Hi, I’m new here and have been lurking for quite some time. I’ve been thinking of doing a large set of towers for my basement. I have read some about line arrays and the benefits of them and would like to incorporate that design into my idea. I do know I have to overlap the tweets, mids and woofer Hz ranges but I have no experience with crossovers and ohms. I have read some about ohm's law and I believe I am looking to do passive parallel crossovers, but that's about it. My brother is a carpenter and will be helping me with the woodworking, so no worries there. We would be able to do a dedicated enclosure for each mid and woofer if necessary. I would be looking to drive the two towers with a Crown xTi 1000 or 2000 or something very similar. Here is a very quick, rough picture of what I am looking to do. Can anyone point me in the right direction for crossover and ohm help or anything else you can think of. Do you see any initial flaws in what I am looking to do? Thanks.


----------



## Yad (Oct 19, 2009)

wow ... line array system! Bravo! 

Use active Behringer DCX2496 or DBX driverack 260 controllers and 3-amped system. :T this will be much better and more effective , than passive filter network.


----------



## fbov (Aug 28, 2008)

Nathan,
These won't be cheap or easy to design. Look up sites where others have built line arrays first to understand what you're doing. I've seen designs that use MTM arrays, but I'd still do the research. Some things work very well, but not everything!
Frank


----------



## JCD (Apr 20, 2006)

There are a few things I can mention:

You'll want to line up ALL of the mids in a vertical alignment. It has to with the dispersion characteristics of a vertical array.
Depending on the tweeter you go with, you may not need a lot. The plan I'm going with has only one super efficient tweet to handle only one or 1.5 octaves at the high end. Traditionally, line arrays use ribbons for the tweet. It's because a ribbon has the same dispersion characteristics as a line array. I'm going with only one horn loaded tweet partly because I'm no concerned about the non-sweet spot listening.
I'd consider getting rid of the two woofers and get more mids. You can eq the speaker system to get the two the lower octaves and not have to worry about combining the mids and woofers. Part of the benefit of the line array is the minimal crossover needed.


----------



## JCD (Apr 20, 2006)

Oh, and there is a lot of info out there regarding line arrays. There is one "paper" I've seen (can't remember who/where/what) that has some good info, but also some info that has become less "accepted". For example, the paper mentions tapering the drivers (i.e., less wattage to some). I've heard from some others that this approach has lost favor and that all of the drivers should get the same power directed towards them. My only point would be that when you go out looking, there is a lot of different theories regarding the design -- look at as many points of view and see what looks best.


----------



## soho54 (Jul 22, 2006)

A few pointers...

You do not want more than one line of drivers playing the *same* frequencies. You will end up with extra horizontal comb filtering you do not want in a line array.
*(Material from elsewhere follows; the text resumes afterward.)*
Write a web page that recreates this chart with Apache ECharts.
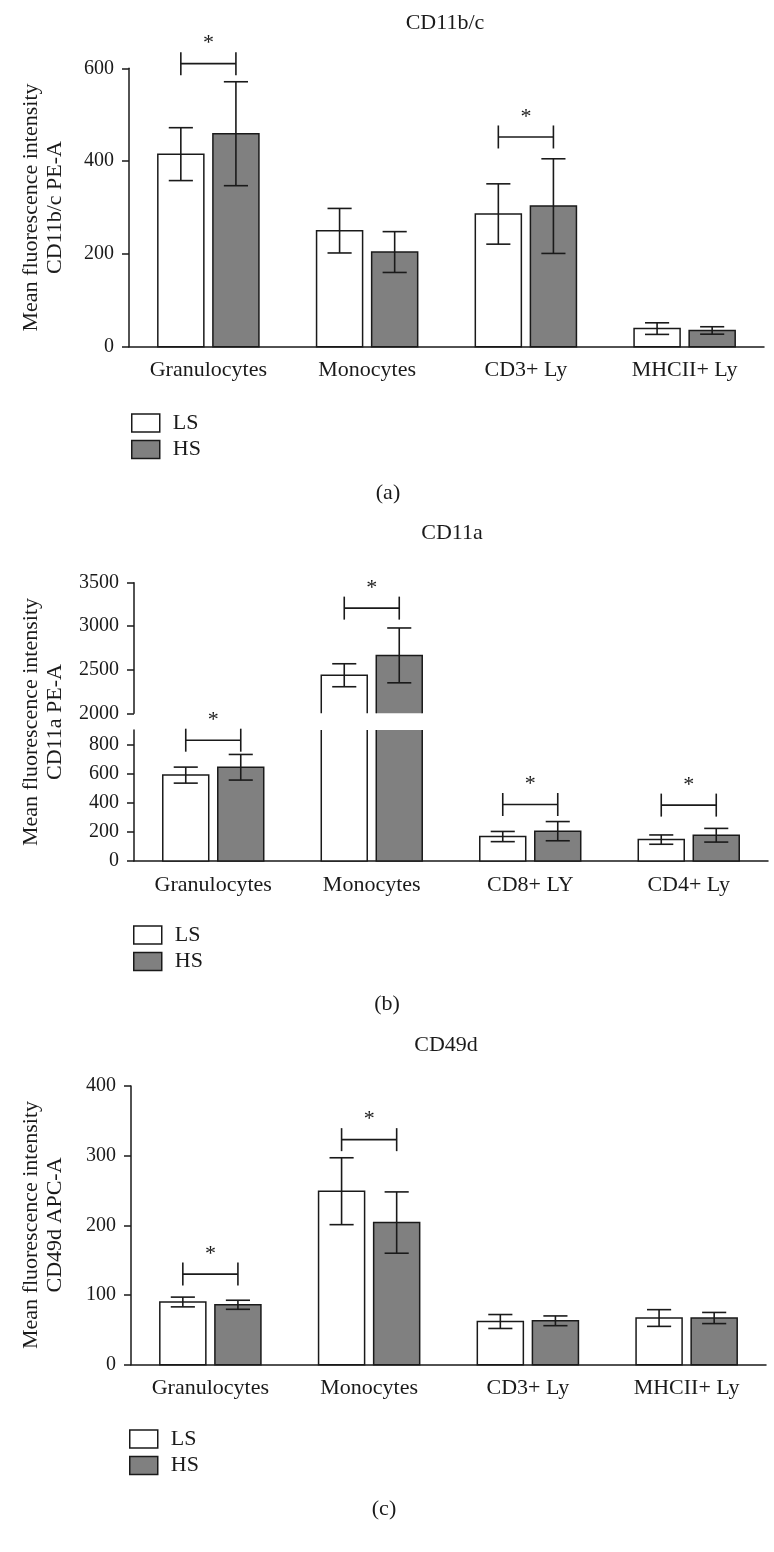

Keep the center to center spacing in mind. You want the drivers spaced ideally within a 1/4 wavelength distance of the crossover point. A 1/2 wavelength will work in a pinch.

Vertical comb filtering is a given in most tweeter based line arrays. Power tapping "tapering" will help the comb filtering, but will reduce the directivity of the array. It is better suited to large arena sized lines where there is a huge distance between the array ends.


----------



## Doug Plumb (Mar 16, 2007)

You may want to consider wiring your vertical drivers in a Bessel configuration. This will reduce vertical plane lobing. Its also a good idea to have only one column rather than two so that your horizontal radiation pattern remains less affected. Side wall reflections may be poorly balanced otherwise.


----------